Collected material:

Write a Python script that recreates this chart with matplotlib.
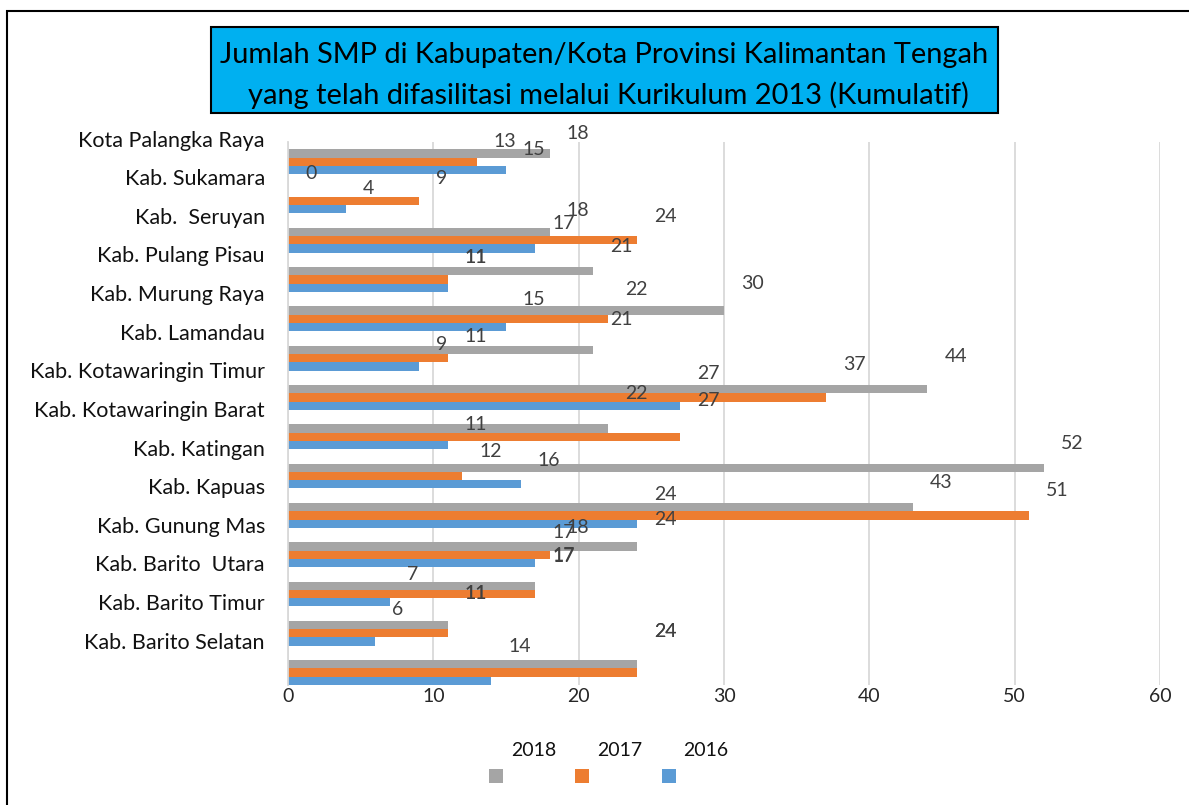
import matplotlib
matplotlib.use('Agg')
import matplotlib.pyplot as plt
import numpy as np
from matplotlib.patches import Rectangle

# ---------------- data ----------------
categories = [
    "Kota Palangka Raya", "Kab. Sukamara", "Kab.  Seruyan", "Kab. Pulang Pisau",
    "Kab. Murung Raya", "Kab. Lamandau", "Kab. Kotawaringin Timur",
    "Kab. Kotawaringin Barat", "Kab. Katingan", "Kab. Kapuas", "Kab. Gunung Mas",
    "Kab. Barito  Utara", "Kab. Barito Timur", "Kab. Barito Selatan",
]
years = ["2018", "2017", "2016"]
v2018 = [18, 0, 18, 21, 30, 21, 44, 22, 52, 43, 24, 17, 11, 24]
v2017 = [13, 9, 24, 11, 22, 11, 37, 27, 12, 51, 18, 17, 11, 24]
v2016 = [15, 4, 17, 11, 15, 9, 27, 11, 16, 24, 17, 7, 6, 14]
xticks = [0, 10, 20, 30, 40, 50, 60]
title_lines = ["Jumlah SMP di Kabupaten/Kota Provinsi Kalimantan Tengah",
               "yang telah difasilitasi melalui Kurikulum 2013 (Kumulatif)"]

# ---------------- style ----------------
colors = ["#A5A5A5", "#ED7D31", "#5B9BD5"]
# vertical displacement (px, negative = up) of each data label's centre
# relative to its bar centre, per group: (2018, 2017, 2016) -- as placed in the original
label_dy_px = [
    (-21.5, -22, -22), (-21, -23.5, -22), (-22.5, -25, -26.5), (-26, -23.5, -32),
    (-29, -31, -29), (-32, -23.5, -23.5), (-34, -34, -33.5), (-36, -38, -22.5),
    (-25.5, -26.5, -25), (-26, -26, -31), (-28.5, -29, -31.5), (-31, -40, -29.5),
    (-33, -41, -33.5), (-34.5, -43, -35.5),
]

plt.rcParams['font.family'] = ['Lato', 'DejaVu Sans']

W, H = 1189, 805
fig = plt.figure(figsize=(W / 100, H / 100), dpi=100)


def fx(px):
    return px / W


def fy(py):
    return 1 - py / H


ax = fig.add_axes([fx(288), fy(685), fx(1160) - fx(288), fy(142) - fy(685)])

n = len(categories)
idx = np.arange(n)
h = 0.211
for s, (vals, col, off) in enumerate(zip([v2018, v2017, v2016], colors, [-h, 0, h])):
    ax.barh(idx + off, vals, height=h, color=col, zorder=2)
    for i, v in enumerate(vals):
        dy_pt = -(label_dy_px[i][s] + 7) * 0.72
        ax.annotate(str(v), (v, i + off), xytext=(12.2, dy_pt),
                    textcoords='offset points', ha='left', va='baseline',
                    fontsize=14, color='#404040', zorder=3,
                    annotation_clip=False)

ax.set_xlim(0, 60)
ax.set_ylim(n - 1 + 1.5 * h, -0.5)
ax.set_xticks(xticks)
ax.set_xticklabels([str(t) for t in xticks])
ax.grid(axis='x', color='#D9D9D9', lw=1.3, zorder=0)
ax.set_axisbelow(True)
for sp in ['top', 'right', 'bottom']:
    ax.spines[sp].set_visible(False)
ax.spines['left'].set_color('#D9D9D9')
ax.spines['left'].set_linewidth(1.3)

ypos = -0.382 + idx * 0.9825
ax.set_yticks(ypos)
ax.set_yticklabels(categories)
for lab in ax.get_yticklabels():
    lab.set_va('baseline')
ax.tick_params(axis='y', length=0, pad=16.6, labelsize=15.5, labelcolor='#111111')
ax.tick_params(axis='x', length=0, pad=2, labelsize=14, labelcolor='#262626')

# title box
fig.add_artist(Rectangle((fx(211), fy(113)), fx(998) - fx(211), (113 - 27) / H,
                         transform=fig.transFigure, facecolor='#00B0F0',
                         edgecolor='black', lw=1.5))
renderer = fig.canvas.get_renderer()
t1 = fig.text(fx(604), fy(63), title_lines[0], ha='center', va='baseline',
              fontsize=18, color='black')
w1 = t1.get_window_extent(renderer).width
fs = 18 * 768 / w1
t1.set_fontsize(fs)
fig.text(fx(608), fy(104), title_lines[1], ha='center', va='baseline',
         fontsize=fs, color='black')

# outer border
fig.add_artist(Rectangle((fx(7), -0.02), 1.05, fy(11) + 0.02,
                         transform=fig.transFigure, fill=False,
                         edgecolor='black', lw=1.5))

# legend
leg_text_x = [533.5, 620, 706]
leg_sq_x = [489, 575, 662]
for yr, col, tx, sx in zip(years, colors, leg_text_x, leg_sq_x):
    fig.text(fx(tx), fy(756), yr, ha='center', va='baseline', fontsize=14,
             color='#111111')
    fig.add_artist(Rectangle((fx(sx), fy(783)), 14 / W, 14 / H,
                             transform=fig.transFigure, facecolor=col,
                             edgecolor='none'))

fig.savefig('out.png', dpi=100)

Do this:
Set down again, exactly, the lines of the material above from its first line to the one with "telah difasilitasi melalui", inclusive. Leave the pictures out.

Written answer:
Write a Python script that recreates this chart with matplotlib.
import matplotlib
matplotlib.use('Agg')
import matplotlib.pyplot as plt
import numpy as np
from matplotlib.patches import Rectangle

# ---------------- data ----------------
categories = [
    "Kota Palangka Raya", "Kab. Sukamara", "Kab.  Seruyan", "Kab. Pulang Pisau",
    "Kab. Murung Raya", "Kab. Lamandau", "Kab. Kotawaringin Timur",
    "Kab. Kotawaringin Barat", "Kab. Katingan", "Kab. Kapuas", "Kab. Gunung Mas",
    "Kab. Barito  Utara", "Kab. Barito Timur", "Kab. Barito Selatan",
]
years = ["2018", "2017", "2016"]
v2018 = [18, 0, 18, 21, 30, 21, 44, 22, 52, 43, 24, 17, 11, 24]
v2017 = [13, 9, 24, 11, 22, 11, 37, 27, 12, 51, 18, 17, 11, 24]
v2016 = [15, 4, 17, 11, 15, 9, 27, 11, 16, 24, 17, 7, 6, 14]
xticks = [0, 10, 20, 30, 40, 50, 60]
title_lines = ["Jumlah SMP di Kabupaten/Kota Provinsi Kalimantan Tengah",
               "yang telah difasilitasi melalui Kurikulum 2013 (Kumulatif)"]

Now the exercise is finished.